Sweep run shows `exit -6` in `summary.md`	Hit the Python sweep `TIMEOUT` (wallclock, not cycles). Either raise `TIMEOUT=` or rebuild with `FAST=1`.
`IPC` looks too low (~0.008) on tiny traces	Synth traces have very low retire rates relative to memory latency. Generate larger traces or use champsim.
Per-run dir has no `report.rpt`	Earlier crash before reports were written. Check `report/_sweep/<id>/logs/*.err` for that run.
`clang: command not found` (macOS)	Install Xcode CLT: `xcode-select --install`.

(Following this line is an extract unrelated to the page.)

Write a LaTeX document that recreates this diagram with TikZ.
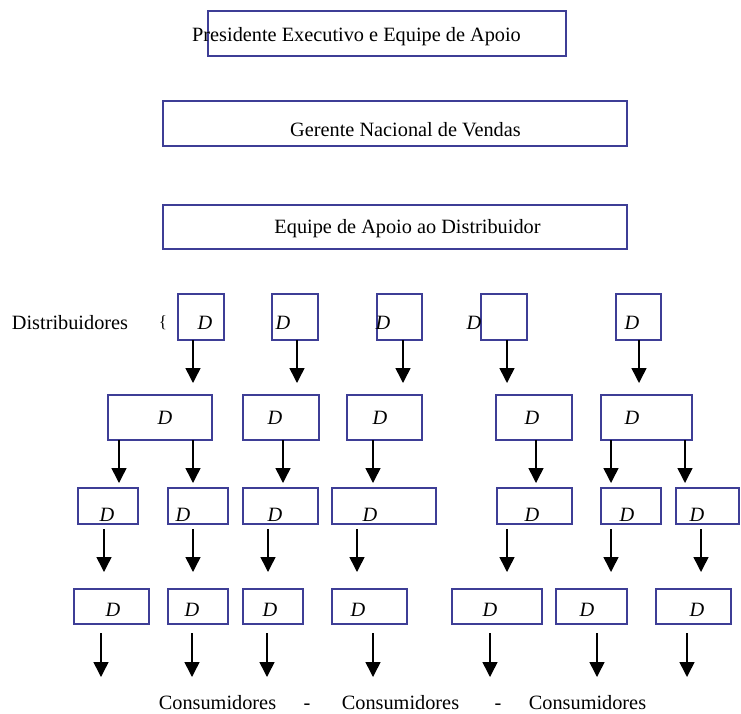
\documentclass[tikz,border=0pt]{standalone}
\usepackage{fontspec}
\setmainfont{Liberation Serif}
\usetikzlibrary{arrows.meta}
\definecolor{boxblue}{RGB}{62,62,150}
\tikzset{
  box/.style={draw=boxblue, line width=1.6pt, fill=white, inner sep=0pt, outer sep=0pt},
  lbl/.style={font=\fontsize{20.3}{24}\selectfont, inner sep=0pt, anchor=base},
  dlbl/.style={font=\fontsize{20.3}{24}\selectfont\itshape, inner sep=0pt, anchor=base},
  arr/.style={line width=1.5pt, -{Triangle[length=15pt,width=15pt]}},
}
\newcommand{\bx}[5]{\node[box, minimum width=#4pt, minimum height=#5pt] (#1) at (#2,#3) {};}
\begin{document}
\begin{tikzpicture}[x=1pt, y=-1pt]
\useasboundingbox (0,0) rectangle (741,713);

% top management boxes
\bx{P}{387}{33.5}{358}{45}
\bx{G}{395}{123.5}{464}{45}
\bx{S}{395}{227}{464}{44}
\node[lbl] (tP) at (356.5,41) {Presidente Executivo e Equipe de Apoio};
\node[lbl] (tG) at (405.5,136) {Gerente Nacional de Vendas};
\node[lbl] (tS) at (407.5,233) {Equipe de Apoio ao Distribuidor};

% distributor label
\node[lbl] (dist) at (70,329) {Distribuidores};
\node[lbl, font=\fontsize{17}{20}\selectfont] (brace) at (163,327) {\{};

% row 1
\bx{A1}{201}{317}{46}{46}
\bx{A2}{295}{317}{46}{46}
\bx{A3}{399.5}{317}{45}{46}
\bx{A4}{504}{317}{46}{46}
\bx{A5}{638.5}{317}{45}{46}
% row 2
\bx{B1}{160}{417.5}{104}{45}
\bx{B2}{281}{417.5}{76}{45}
\bx{B3}{384.5}{417.5}{75}{45}
\bx{B4}{534}{417.5}{76}{45}
\bx{B5}{646.5}{417.5}{91}{45}
% row 3
\bx{C1}{108}{506}{60}{36}
\bx{C2}{198}{506}{60}{36}
\bx{C3}{280.5}{506}{75}{36}
\bx{C4}{384}{506}{104}{36}
\bx{C5}{534.5}{506}{75}{36}
\bx{C6}{631}{506}{60}{36}
\bx{C7}{707.5}{506}{63}{36}
% row 4
\bx{E1}{111.5}{606.5}{75}{35}
\bx{E2}{198}{606.5}{60}{35}
\bx{E3}{273}{606.5}{60}{35}
\bx{E4}{369.5}{606.5}{75}{35}
\bx{E5}{497}{606.5}{90}{35}
\bx{E6}{591.5}{606.5}{71}{35}
\bx{E7}{693.5}{606.5}{75}{35}

% D labels
\foreach \n/\x/\y in {dA1/205/329, dA2/283/329, dA3/383/329, dA4/474/329, dA5/632/329,
  dB1/165/424, dB2/275/424, dB3/380/424, dB4/532/424, dB5/632/424,
  dC1/107/521, dC2/183/521, dC3/275/521, dC4/370/521, dC5/532/521, dC6/627/521, dC7/697/521,
  dE1/113/616, dE2/192/616, dE3/270/616, dE4/358/616, dE5/490/616, dE6/587/616, dE7/697/616}
  \node[dlbl] (\n) at (\x,\y) {D};

% arrows between rows
\foreach \s/\t/\x in {A1/B1/193, A2/B2/297, A3/B3/403, A4/B4/507, A5/B5/639} {
  \coordinate (c) at (\x,0);
  \draw[arr, shorten >=12pt] (\s.south -| c) -- (\t.north -| c);
}
\foreach \s/\t/\x in {B1/C1/119, B1/C2/193, B2/C3/283, B3/C4/373, B4/C5/536, B5/C6/611, B5/C7/685} {
  \coordinate (c) at (\x,0);
  \draw[arr, shorten >=5pt] (\s.south -| c) -- (\t.north -| c);
}
\foreach \s/\t/\x in {C1/E1/104, C2/E2/193, C3/E3/268, C4/E4/357, C5/E5/507, C6/E6/611, C7/E7/701} {
  \coordinate (c) at (\x,0);
  \draw[arr, shorten <=5pt, shorten >=17pt] (\s.south -| c) -- (\t.north -| c);
}
% arrows to consumers
\foreach \s/\x in {E1/101, E2/192, E3/267, E4/373, E5/490, E6/597, E7/687} {
  \coordinate (end\s) at (\x,677);
  \draw[arr, shorten <=9pt] (\s.south -| end\s) -- (end\s);
}

% consumers line
\node[lbl] (k1) at (217.5,709) {Consumidores};
\node[lbl] (m1) at (307,709) {-};
\node[lbl] (k2) at (400.5,709) {Consumidores};
\node[lbl] (m2) at (498,709) {-};
\node[lbl] (k3) at (587.5,709) {Consumidores};
\end{tikzpicture}
\end{document}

12. File-path cheat sheet¶

What	Where
Default config	configs/baseline.json
Sweep matrix	configs/sweep.json
Sim binary	`build-release/src/sim`
Synth-trace generator	`build-release/tools/gen_trace/gen_trace`
Committed smoke trace	traces/core_4/ (`p0.champsimtrace` … `p3.champsimtrace`)
Generated synth traces	`traces/synth/<pattern>_<size>/p<i>.champsimtrace`
Fetched ChampSim traces	`traces/champsim/`
Single-run reports (full mode)	`report/<trace-stem>_<protocol>_c<cores>[_<tag>]/report.rpt` (+ `config.rpt`, `stats.rpt`, `coherence.rpt`, `report.csv`, optional `log.rpt`)

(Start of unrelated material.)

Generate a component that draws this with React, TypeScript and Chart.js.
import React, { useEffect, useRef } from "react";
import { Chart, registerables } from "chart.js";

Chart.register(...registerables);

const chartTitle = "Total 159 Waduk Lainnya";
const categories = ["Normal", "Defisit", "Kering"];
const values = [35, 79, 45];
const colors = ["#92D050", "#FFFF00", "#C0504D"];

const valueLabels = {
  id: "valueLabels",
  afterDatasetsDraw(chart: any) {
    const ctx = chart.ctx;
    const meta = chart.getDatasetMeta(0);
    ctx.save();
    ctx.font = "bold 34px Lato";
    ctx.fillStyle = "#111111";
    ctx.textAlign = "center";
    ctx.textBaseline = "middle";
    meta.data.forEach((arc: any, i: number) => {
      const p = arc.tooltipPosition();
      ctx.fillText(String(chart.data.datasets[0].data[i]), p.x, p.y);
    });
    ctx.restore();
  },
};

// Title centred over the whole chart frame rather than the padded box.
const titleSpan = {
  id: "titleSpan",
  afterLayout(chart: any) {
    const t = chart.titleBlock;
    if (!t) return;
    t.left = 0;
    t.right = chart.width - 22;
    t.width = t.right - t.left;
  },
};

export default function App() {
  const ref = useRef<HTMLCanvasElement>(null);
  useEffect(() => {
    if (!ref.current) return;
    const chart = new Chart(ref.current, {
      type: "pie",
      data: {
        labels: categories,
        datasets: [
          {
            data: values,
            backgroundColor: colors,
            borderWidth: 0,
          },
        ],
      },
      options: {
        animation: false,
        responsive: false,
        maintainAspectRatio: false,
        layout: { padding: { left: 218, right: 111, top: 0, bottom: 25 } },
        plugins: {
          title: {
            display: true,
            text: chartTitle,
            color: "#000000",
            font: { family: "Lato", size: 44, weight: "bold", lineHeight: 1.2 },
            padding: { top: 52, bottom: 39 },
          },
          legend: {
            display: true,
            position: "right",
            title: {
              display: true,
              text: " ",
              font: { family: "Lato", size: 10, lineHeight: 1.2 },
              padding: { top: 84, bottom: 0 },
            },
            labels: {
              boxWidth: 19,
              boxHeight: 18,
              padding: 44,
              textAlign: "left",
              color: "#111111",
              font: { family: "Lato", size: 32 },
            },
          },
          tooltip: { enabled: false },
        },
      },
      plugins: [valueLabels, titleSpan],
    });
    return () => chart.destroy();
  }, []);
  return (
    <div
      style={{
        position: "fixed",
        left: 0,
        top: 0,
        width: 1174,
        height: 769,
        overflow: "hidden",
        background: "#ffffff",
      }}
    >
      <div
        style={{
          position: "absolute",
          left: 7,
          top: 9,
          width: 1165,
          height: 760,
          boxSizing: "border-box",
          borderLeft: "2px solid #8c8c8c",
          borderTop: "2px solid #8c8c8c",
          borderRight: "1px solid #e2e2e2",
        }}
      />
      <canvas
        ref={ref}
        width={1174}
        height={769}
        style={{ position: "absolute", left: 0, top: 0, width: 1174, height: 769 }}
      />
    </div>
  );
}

Sweep aggregation	`report/_sweep/<SWEEP_ID>/summary.md` + `summary.csv` + `progress.tsv`
Per-run sweep configs	`report/_sweep/<SWEEP_ID>/configs/<variant>__<workload>.json`
Per-run sweep stdout/stderr	`report/_sweep/<SWEEP_ID>/logs/<variant>__<workload>.{out,err,meta.json}`

That's the whole pipeline: config + traces in, report.rpt and friends out.